Ignore the :guitab:`Helix` tab, and fill in the :guitab:`Compute` tab like you did for the previous :jobtype:`2D-classification`.
Again, on the :guitab:`Running` tab, one may specify the ``Number of MPI processors`` and ``threads`` to use.
As explained for the :jobtype:`2D classification` job-type, 3D classification takes more memory than 2D classification, so often more threads are used.
However, in this case the images are rather small and RAM-shortage may not be such a big issue.
Perhaps you could use an alias like ``first_exhaustive``, to indicate this is our first 3D classification and it uses exhaustive angular searches? On our computer with 4 GPUs, 5 MPIs and 6 threads, this calculation took approximately 10 minutes.

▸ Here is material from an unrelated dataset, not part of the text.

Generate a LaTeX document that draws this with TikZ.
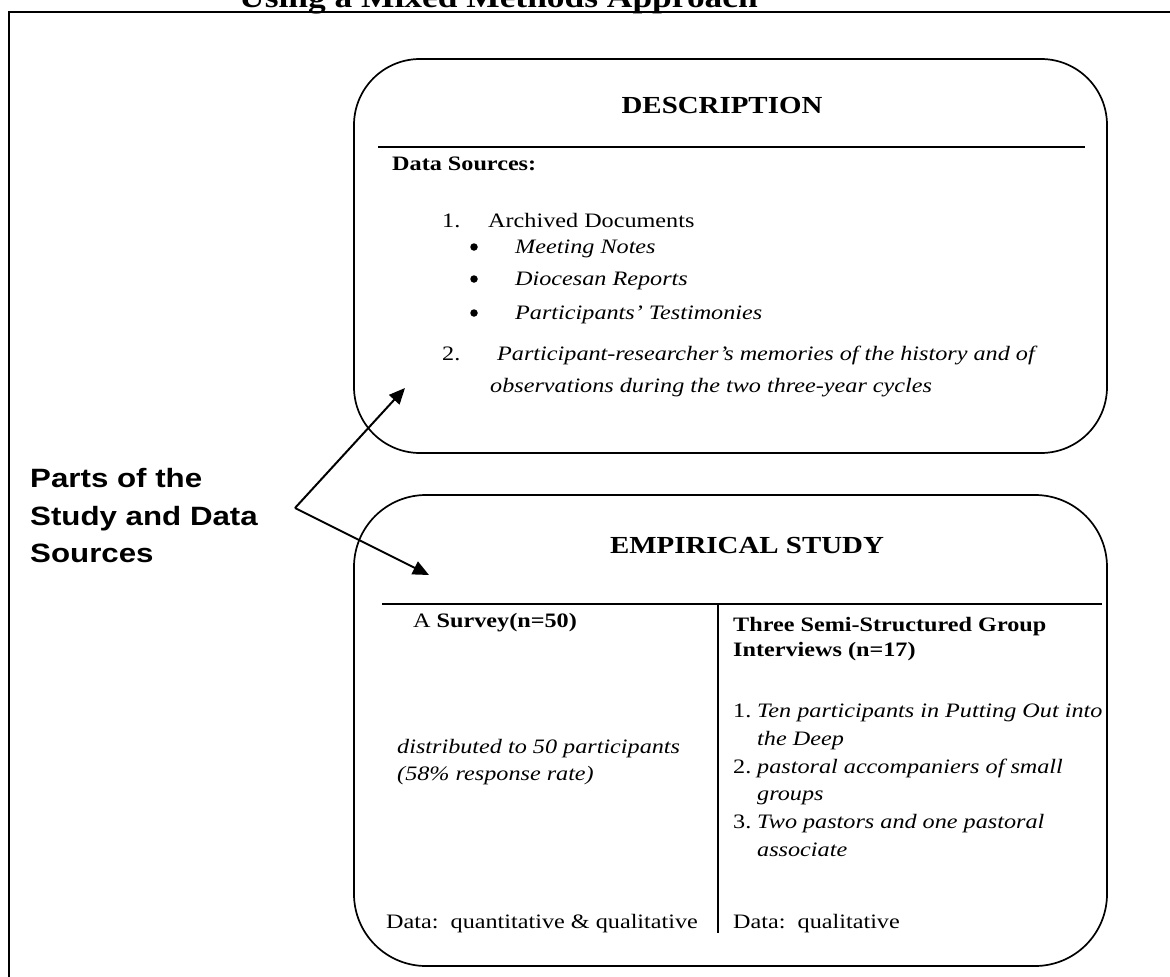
\documentclass[tikz,border=0pt]{standalone}
\usepackage{fontspec}
\setmainfont{Liberation Serif}[FakeStretch=1.18]
\newfontfamily\partsfont{Liberation Sans}[FakeStretch=1.18]
\usetikzlibrary{arrows.meta}

\tikzset{
    caja/.style={draw, line width=1.7pt},
    regla/.style={line width=2.3pt},
    texto/.style={inner sep=0pt, anchor=base west,
        font=\fontsize{20.5}{27}\selectfont},
    titulo/.style={inner sep=0pt, anchor=base,
        font=\bfseries\fontsize{24.5}{30}\selectfont},
    punto/.style={circle, fill, inner sep=0pt, minimum size=7.5pt},
    flecha/.style={line width=2pt, -{Triangle[length=16pt,width=14pt]}},
}

\begin{document}
\begin{tikzpicture}[x=1pt, y=-1pt]
    \useasboundingbox (0,0) rectangle (1170,977);
    \clip (0,0) rectangle (1170,977);

    % Marco exterior y título (cortado arriba)
    \draw[line width=2.5pt] (9,995) -- (9,12) -- (1190,12);
    \node[texto, font=\bfseries\fontsize{30}{34}\selectfont] (encabezado)
        at (239,7) {Using a Mixed Methods Approach};

    % Texto de la izquierda
    \node[texto, font=\partsfont\bfseries\fontsize{26.5}{37}\selectfont] (partesA)
        at (30,487) {Parts of the};
    \node[texto, font=\partsfont\bfseries\fontsize{26.5}{37}\selectfont] (partesB)
        at (30,525) {Study and Data};
    \node[texto, font=\partsfont\bfseries\fontsize{26.5}{37}\selectfont] (partesC)
        at (30,562) {Sources};

    % Caja superior: descripción
    \draw[caja, rounded corners=66pt] (354,59) rectangle (1107,453);
    \node[titulo] (desc) at (722,113) {DESCRIPTION};
    \draw[regla] (378,147) -- (1085,147);
    \node[texto, font=\bfseries\fontsize{20.5}{27}\selectfont] (fuentes)
        at (392,170) {Data Sources:};
    \node[texto] (num1) at (442,227) {1.};
    \node[texto] (archivo) at (488,227) {Archived Documents};
    \foreach \yy/\lbl/\nm in {253/Meeting Notes/a, 285/Diocesan Reports/b,
                              319/Participants’ Testimonies/c}
    {
        \node[punto] (bul\nm) at (474,\yy-6) {};
        \node[texto] (doc\nm) at (515,\yy) {\itshape \lbl};
    }
    \node[texto] (num2) at (442,360) {2.};
    \node[texto] (memA) at (497,360)
        {\itshape Participant-researcher’s memories of the history and of};
    \node[texto] (memB) at (490,392)
        {\itshape observations during the two three-year cycles};

    % Caja inferior: estudio empírico
    \draw[caja, rounded corners=72pt] (354,495) rectangle (1107,966);
    \node[titulo] (emp) at (747,553) {EMPIRICAL STUDY};
    \draw[regla] (382,604) -- (1102,604);
    \draw[regla] (718,604) -- (718,933);

    % Columna izquierda: encuesta
    \node[texto] (encuesta) at (413,627) {A \textbf{Survey(n=50)}};
    \node[texto] (distA) at (397,753) {\itshape distributed to 50 participants};
    \node[texto] (distB) at (397,780) {\itshape (58\% response rate)};
    \node[texto] (datosIzq) at (386,928) {Data:\ \ quantitative \& qualitative};

    % Columna derecha: entrevistas
    \node[texto, font=\bfseries\fontsize{20.5}{27}\selectfont] (entA)
        at (733,631) {Three Semi-Structured Group};
    \node[texto, font=\bfseries\fontsize{20.5}{27}\selectfont] (entB)
        at (733,656) {Interviews (n=17)};
    \foreach \yy/\lbl/\nm in {717/1./u, 773/2./d, 828/3./t}
        \node[texto] (n\nm) at (733,\yy) {\lbl};
    \node[texto] (gA) at (757,717) {\itshape Ten participants in Putting Out into};
    \node[texto] (gB) at (757,745) {\itshape the Deep};
    \node[texto] (gC) at (757,773) {\itshape pastoral accompaniers of small};
    \node[texto] (gD) at (757,800) {\itshape groups};
    \node[texto] (gE) at (757,828) {\itshape Two pastors and one pastoral};
    \node[texto] (gF) at (757,856) {\itshape associate};
    \node[texto] (datosDer) at (733,928) {Data:\ \ qualitative};

    % Flechas desde el texto de la izquierda
    \coordinate (vertice) at (295,508);
    \coordinate (puntaDesc) at (405,388);
    \coordinate (puntaEmp) at (429,575);
    \draw[flecha] (vertice) -- (puntaDesc);
    \draw[flecha] (vertice) -- (puntaEmp);
\end{tikzpicture}
\end{document}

When analysing the resulting class reconstructions, it is extremely useful to also look at them in slices, not only as a thresholded map in for example UCSF :textsc:`chimera`.
In the slices view you will get a much better impression of unresolved heterogeneity, which will show up as fuzzy or streaked regions in the slices.
Slices also give a good impression of the flatness of the solvent region.
Use the :button:`Display:` button and select any of the reconstructions from the last iteration to open a slices-view in |RELION|.

When looking at your rendered maps in 3D, e.g. using UCSF :textsc:`chimera`, it is often a good idea to fit them all into the best one, as maps may rotate slightly during refinement.
In :textsc:`chimera`, we use the ``[Tools]-[Volume Data]-[Fit in Map]`` tool for that.
For looking at multiple maps alongside each other, we also like the ``[Tools]-[Structure Comparison]-[Tile Structures]`` tool, combined with the ``independent`` center-of-rotation method on the ``Viewing`` window.

As was the case for the 2D classification, one can again use the :jobtype:`Subset selection` to select a subset of the particles assigned to one or more classes.
On the :guitab:`I/O` tab select the ``_model.star`` file from the last iteration.
The resulting display window will show central slices through the 4 refined models.
Select the best classes, and save the corresponding particles using the right-mouse pop-up menu.
Use an alias like ``class3d_first_exhaustive``.


Analysing the results in more detail
------------------------------------

.. note::
    Again, if you are in a hurry to get through this tutorial, you can skip this sub-section.
     It contains more detailed information for the interested reader.

The output files are basically the same as for the 2D classification run (we're actually using the same code for 2D and 3D refinements).
The only difference is that the map for each class is saved as a separate MRC map, e.g. `run_it025_class00?.mrc`, as opposed to the single MRC stack with 2D class averages that was output before.

As before, smaller classes will be low-pass filtered more strongly than large classes, and the spectral signal-to-noise ratios are stored in the ``data_model_class_N`` tables (with :math:`N=1,\dots,K`) of the ``_model.star`` files.
Perhaps now is a good time to introduce two handy scripts that are useful to extract any type of data from :textsc:`star` files.
Try typing:

::

    relion_star_printtable Class3D/first_exhaustive/run_it025_model.star
      data_model_class_1 rlnResolution rlnSsnrMap

It will print the two columns with the resolution (``rlnResolution``) and the spectral signal-to-noise ratio (``rlnSsnrMap``) from table ``data_model_class_1`` to the screen.
You could redirect this to a file for subsequent plotting in your favourite program.
Alternatively, if `gnuplot` is installed on your system, you may type:

::

    relion_star_plottable Class3D/first_exhaustive/run_it025_model.star
      data_model_class_1 rlnResolution rlnSsnrMap

To check whether your run had converged, (as mentioned above) you could also monitor:

::

    grep _rlnChangesOptimalClasses Class3D/first_exhaustive/run_it???_optimiser.star

As you may appreciate by now: the :textsc:`star` files are a very convenient way of handling many different types of input and output data.
Linux shell commands like ``grep`` and `awk`, possibly combined into scripts like ``relion_star_printtable``, provide you with a flexible and powerful way to analyze your results.